People noticed something was wrong. He’s going to ruin this, I thought, as I watched him sulk in public, as he refused to cut his hair or wear decent clothes. Ruin what? I didn’t know what I was afraid of. Being blamed? It made me sick to look at him; his face was too jarring; I had so recently looked for that face to feel happy. It made me sick (and angry, I felt angry) to think that I had hurt someone so badly. Did I do this? 

He must have—I thought with all the weight of guilt—really loved me. 


Afterward, I had dinner with my friend back home. We talked about him and about her warning. I told her the story I’d been telling myself since it ended: I’d known all along the effect I had on him. I’d done it on purpose. Some cruel streak in me. 

“You’re a heartbreaker,” she said, with an air of resignation, and I felt heartbroken. I’d done so much expressing but failed to express any truth. I didn’t know what to do with this experience. I couldn’t call it a relationship, but something had happened, something had occupied those three years. I couldn’t call it love, because I couldn’t decide if I had loved or if I had simply reacted to his inexplicable feelings for me. It couldn’t be all smoke and mirrors; he had made me feel loved in some important way. My new friends in college called me a victim of something. I didn’t feel better when they said it wasn’t my fault. I was more disturbed by the possibility that it might have had nothing to do with me at all. 

I sent an impulsive text. I said I was sorry. When he responded, I regretted it. How have you been? he wanted to know. I never wrote back. I returned to my safe lover back east, who was—thank god—a staunch atheist. 
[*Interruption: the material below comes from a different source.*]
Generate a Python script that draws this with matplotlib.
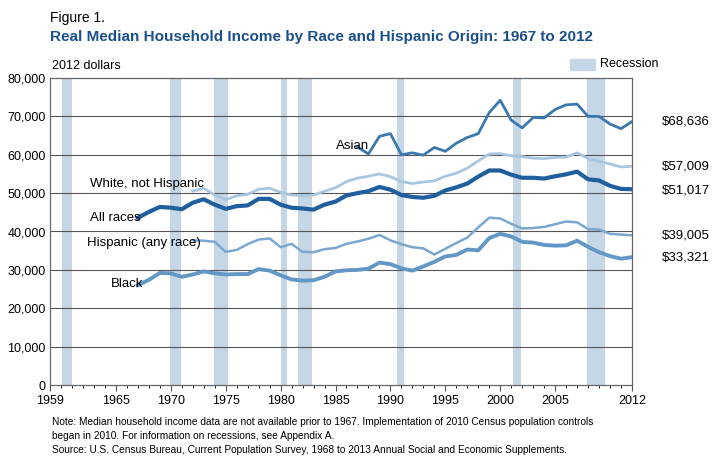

I wrote in my journal, with melodramatic finality, that heartbreak felt like disappointment. 

I had a dream of us dancing, not long after we met. Magically I imagined that I had been given a glimpse of our future (wedding day?). But my journals also candidly catalogue the worries I had from the beginning. I read somewhere that a committed relationship is a decision to have the same fight over and over again until one of you dies. When choosing a partner, one should ask: What fight am I willing to have for the rest of my life? 

It’s that simple common knowledge: the problems you start with turn out to be the problems you end with. (But knowing this ahead of time doesn’t help much, does it?)


He couldn’t accept that there was no incident I could point to, that I had no list of grievances. Neither of us will be happy, I said. Not what he wanted to hear. He assured me that he could correct any behavior I wasn’t satisfied with. Not what I wanted to hear. 

He messaged me constantly, demanding that I meet with him in person (again) to explain myself (again). It was so relentless that I blocked his number. He called my friends. He mailed me a box and a letter. I didn’t read it. 

He did not know me quite well enough. He didn’t know that when people begin to want things from me, when people try to sway me with orders and dictates, I am able to conjure preternatural obstinance. Every application of force only makes me more willful. I have no generosity, no sympathy, and no love. 

Or, rather, I have love—but I can fold it up, small, and pack it away. I don’t need it now. I don’t need it now. I can wait.